--- Material ---

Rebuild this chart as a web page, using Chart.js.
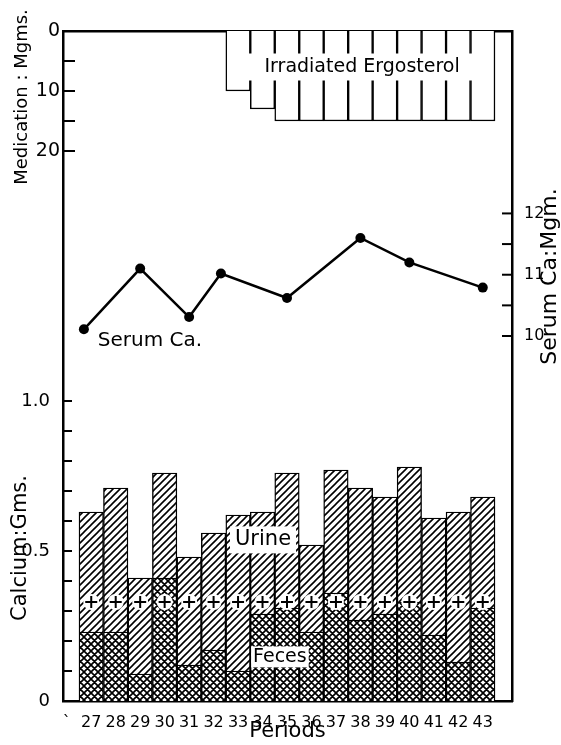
<!DOCTYPE html>
<html>
<head>
<meta charset="utf-8">
<script src="https://cdn.jsdelivr.net/npm/chart.js@4"></script>
<style>
  html, body { margin: 0; padding: 0; background: #fff; }
  canvas { display: block; }
</style>
</head>
<body>
<canvas id="myChart" width="561" height="745"></canvas>
<script>
// calcium output per period (gms)
const periods = [27, 28, 29, 30, 31, 32, 33, 34, 35, 36, 37, 38, 39, 40, 41, 42, 43];
const feces = [0.23, 0.23, 0.09, 0.41, 0.12, 0.17, 0.10, 0.29, 0.31, 0.23, 0.36, 0.27, 0.29, 0.33, 0.22, 0.13, 0.31];
const urine = [0.40, 0.48, 0.32, 0.35, 0.36, 0.39, 0.52, 0.34, 0.45, 0.29, 0.41, 0.44, 0.39, 0.45, 0.39, 0.50, 0.37];
const intake = [0.33, 0.33, 0.33, 0.33, 0.33, 0.33, 0.33, 0.33, 0.33, 0.33, 0.33, 0.33, 0.33, 0.33, 0.33, 0.33, 0.33];

// serum calcium (mgm.)
const serumPeriods = [26.7, 29, 31, 32.3, 35, 38, 40, 43];
const serumCa = [10.11, 11.10, 10.31, 11.02, 10.62, 11.60, 11.20, 10.79];

// irradiated ergosterol (mgms.)
const medPeriods = [33, 34, 35, 36, 37, 38, 39, 40, 41, 42, 43];
const medDose = [10, 13, 15, 15, 15, 15, 15, 15, 15, 15, 15];

// tick labels
const periodTicks = [26, 27, 28, 29, 30, 31, 32, 33, 34, 35, 36, 37, 38, 39, 40, 41, 42, 43];
const periodTickLabels = ['`', '27', '28', '29', '30', '31', '32', '33', '34', '35', '36', '37', '38', '39', '40', '41', '42', '43'];
const calciumTicks = [0, 0.1, 0.2, 0.3, 0.4, 0.5, 0.6, 0.7, 0.8, 0.9, 1.0];
const calciumTickLabels = ['0', '', '', '', '', '0.5', '', '', '', '', '1.0'];
const medTicks = [0, 5, 10, 15, 20];
const medTickLabels = ['0', '', '10', '', '20'];
const serumTicks = [10, 10.5, 11, 11.5, 12];
const serumTickLabels = ['10', '', '11', '', '12'];

const FONT = '"DejaVu Sans", sans-serif';
Chart.defaults.font.family = FONT;
Chart.defaults.color = '#000';

function hatch(size, width, cross) {
    const c = document.createElement('canvas');
    c.width = c.height = size;
    const g = c.getContext('2d');
    g.fillStyle = '#fff';
    g.fillRect(0, 0, size, size);
    g.strokeStyle = '#000';
    g.lineWidth = width;
    g.lineCap = 'square';
    g.beginPath();
    g.moveTo(0, size); g.lineTo(size, 0);
    g.moveTo(-1, 1); g.lineTo(1, -1);
    g.moveTo(size - 1, size + 1); g.lineTo(size + 1, size - 1);
    if (cross) {
        g.moveTo(0, 0); g.lineTo(size, size);
        g.moveTo(-1, size - 1); g.lineTo(1, size + 1);
        g.moveTo(size - 1, -1); g.lineTo(size + 1, 1);
    }
    g.stroke();
    return g.createPattern(c, 'repeat');
}

const notes = [
    { text: 'Irradiated Ergosterol', x: 38.07, y: 6, axis: 'med', size: 19, padX: 16, padY: 4 },
    { text: 'Urine', x: 34.02, y: 0.537, axis: 'y', size: 21, padX: 5, padY: 3 },
    { text: 'Feces', x: 34.71, y: 0.147, axis: 'y', size: 19, padX: 2, padY: 1 },
    { text: 'Serum Ca.', x: 29.4, y: 9.93, axis: 'serum', size: 20 },
];

const sideTitles = [
    { text: 'Medication : Mgms.', x: 22, y: 11, axis: 'med', size: 18 },
    { text: 'Calcium:Gms.', x: 21, y: 0.51, axis: 'y', size: 21 },
    { text: 'Serum Ca:Mgm.', x: 550, y: 10.97, axis: 'serum', size: 22 },
];

const decorations = {
    id: 'decorations',
    afterDraw(chart) {
        const { ctx, chartArea: a, scales } = chart;
        ctx.save();
        ctx.strokeStyle = '#000';
        ctx.lineWidth = 2;
        // tick marks point into the plot
        [['y', 9], ['med', 12]].forEach(([id, len]) => {
            scales[id].ticks.forEach(t => {
                const py = scales[id].getPixelForValue(t.value);
                ctx.beginPath(); ctx.moveTo(a.left, py); ctx.lineTo(a.left + len, py); ctx.stroke();
            });
        });
        scales.serum.ticks.forEach(t => {
            const py = scales.serum.getPixelForValue(t.value);
            ctx.beginPath(); ctx.moveTo(a.right, py); ctx.lineTo(a.right - 10, py); ctx.stroke();
        });

        // medication tick labels share the left edge with the calcium labels
        ctx.font = '19px ' + FONT;
        ctx.fillStyle = '#000';
        ctx.textAlign = 'right';
        ctx.textBaseline = 'middle';
        medTicks.forEach((v, i) => {
            ctx.fillText(medTickLabels[i], a.left - 3, scales.med.getPixelForValue(v));
        });

        ctx.textAlign = 'center';
        notes.forEach(n => {
            const px = scales.x.getPixelForValue(n.x);
            const py = scales[n.axis].getPixelForValue(n.y);
            ctx.font = n.size + 'px ' + FONT;
            if (n.padX !== undefined) {
                const w = ctx.measureText(n.text).width;
                ctx.fillStyle = '#fff';
                ctx.fillRect(px - w / 2 - n.padX, py - n.size / 2 - n.padY, w + 2 * n.padX, n.size + 2 * n.padY);
            }
            ctx.fillStyle = '#000';
            ctx.fillText(n.text, px, py);
        });

        sideTitles.forEach(t => {
            const py = scales[t.axis].getPixelForValue(t.y);
            ctx.save();
            ctx.translate(t.x, py);
            ctx.rotate(-Math.PI / 2);
            ctx.font = t.size + 'px ' + FONT;
            ctx.fillStyle = '#000';
            ctx.fillText(t.text, 0, 0);
            ctx.restore();
        });
        ctx.restore();
    }
};

const xMin = 25.846;
const xMax = 44.195;

const myChart = new Chart('myChart', {
    type: 'bar',
    data: {
        datasets: [
            {
                label: 'Feces',
                data: periods.map((p, i) => ({ x: p, y: feces[i] })),
                yAxisID: 'y',
                stack: 'ca',
                backgroundColor: hatch(7, 1.7, true),
                borderColor: '#000',
                borderWidth: 1.4,
                barPercentage: 1,
                categoryPercentage: 1,
                order: 3,
            },
            {
                label: 'Urine',
                data: periods.map((p, i) => ({ x: p, y: urine[i] })),
                yAxisID: 'y',
                stack: 'ca',
                backgroundColor: hatch(7, 1.6, false),
                borderColor: '#000',
                borderWidth: 1.4,
                barPercentage: 1,
                categoryPercentage: 1,
                order: 3,
            },
            {
                label: 'Irradiated Ergosterol',
                data: medPeriods.map((p, i) => ({ x: p, y: medDose[i] })),
                yAxisID: 'med',
                grouped: false,
                backgroundColor: '#fff',
                borderColor: '#000',
                borderWidth: 1.5,
                borderSkipped: 'start',
                barPercentage: 1,
                categoryPercentage: 1,
                order: 2,
            },
            {
                type: 'line',
                label: 'halo',
                data: periods.map((p, i) => ({ x: p, y: intake[i] })),
                yAxisID: 'y',
                showLine: false,
                pointStyle: 'circle',
                pointRadius: 8,
                pointBackgroundColor: '#fff',
                pointBorderWidth: 0,
                order: 1,
            },
            {
                type: 'line',
                label: 'Intake',
                data: periods.map((p, i) => ({ x: p, y: intake[i] })),
                yAxisID: 'y',
                showLine: false,
                pointStyle: 'cross',
                pointRadius: 6,
                pointBorderColor: '#000',
                pointBorderWidth: 2,
                order: 0,
            },
            {
                type: 'line',
                label: 'Serum Ca.',
                data: serumPeriods.map((p, i) => ({ x: p, y: serumCa[i] })),
                yAxisID: 'serum',
                borderColor: '#000',
                borderWidth: 2.5,
                pointRadius: 5,
                pointBackgroundColor: '#000',
                pointBorderWidth: 0,
                tension: 0,
                order: 0,
            },
        ]
    },
    options: {
        responsive: false,
        animation: false,
        layout: { padding: { top: 31, left: 0, right: 0, bottom: 0 } },
        plugins: { legend: { display: false }, tooltip: { enabled: false } },
        scales: {
            x: {
                type: 'linear',
                position: 'bottom',
                offset: false,
                min: xMin,
                max: xMax,
                afterBuildTicks: s => { s.ticks = periodTicks.map(v => ({ value: v })); },
                ticks: {
                    callback: (v, i) => periodTickLabels[i],
                    autoSkip: false,
                    maxRotation: 0,
                    padding: 4,
                    font: { size: 16 },
                },
                grid: { display: false },
                border: { display: true, color: '#000', width: 2.5 },
                title: { display: true, text: 'Periods', font: { size: 21 }, padding: { top: 0, bottom: 1 } },
                afterFit: s => { s.height = 44; },
            },
            xTop: {
                type: 'linear',
                position: 'top',
                offset: false,
                min: xMin,
                max: xMax,
                ticks: { display: false },
                grid: { display: false },
                border: { display: true, color: '#000', width: 2.5 },
                afterFit: s => { s.height = 0; },
            },
            y: {
                type: 'linear',
                position: 'left',
                weight: 0,
                min: 0,
                max: 2.2333,
                afterBuildTicks: s => { s.ticks = calciumTicks.map(v => ({ value: v })); },
                ticks: { callback: (v, i) => calciumTickLabels[i], padding: 5, font: { size: 18 } },
                grid: { display: false },
                border: { display: true, color: '#000', width: 2.5 },
                afterFit: s => { s.width = 63; },
            },
            med: {
                type: 'linear',
                position: 'left',
                weight: 1,
                reverse: true,
                min: 0,
                max: 111.67,
                afterBuildTicks: s => { s.ticks = medTicks.map(v => ({ value: v })); },
                ticks: { display: false },
                grid: { display: false },
                border: { display: false },
                afterFit: s => { s.width = 0; },
            },
            serum: {
                type: 'linear',
                position: 'right',
                min: 4.046,
                max: 14.976,
                afterBuildTicks: s => { s.ticks = serumTicks.map(v => ({ value: v })); },
                ticks: { callback: (v, i) => serumTickLabels[i], padding: 4, font: { size: 16 } },
                grid: { display: false },
                border: { display: true, color: '#000', width: 2.5 },
                afterFit: s => { s.width = 49; },
            },
        }
    },
    plugins: [decorations]
});
</script>
</body>
</html>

---

Given instruction =>
Quote, please, every line of the material above from its start through the line that has "11.60, 11.20, 10.79];", reproducing the words exactly and dropping any images.

Exercise result =>
Rebuild this chart as a web page, using Chart.js.
<!DOCTYPE html>
<html>
<head>
<meta charset="utf-8">
<script src="https://cdn.jsdelivr.net/npm/chart.js@4"></script>
<style>
  html, body { margin: 0; padding: 0; background: #fff; }
  canvas { display: block; }
</style>
</head>
<body>
<canvas id="myChart" width="561" height="745"></canvas>
<script>
// calcium output per period (gms)
const periods = [27, 28, 29, 30, 31, 32, 33, 34, 35, 36, 37, 38, 39, 40, 41, 42, 43];
const feces = [0.23, 0.23, 0.09, 0.41, 0.12, 0.17, 0.10, 0.29, 0.31, 0.23, 0.36, 0.27, 0.29, 0.33, 0.22, 0.13, 0.31];
const urine = [0.40, 0.48, 0.32, 0.35, 0.36, 0.39, 0.52, 0.34, 0.45, 0.29, 0.41, 0.44, 0.39, 0.45, 0.39, 0.50, 0.37];
const intake = [0.33, 0.33, 0.33, 0.33, 0.33, 0.33, 0.33, 0.33, 0.33, 0.33, 0.33, 0.33, 0.33, 0.33, 0.33, 0.33, 0.33];

// serum calcium (mgm.)
const serumPeriods = [26.7, 29, 31, 32.3, 35, 38, 40, 43];
const serumCa = [10.11, 11.10, 10.31, 11.02, 10.62, 11.60, 11.20, 10.79];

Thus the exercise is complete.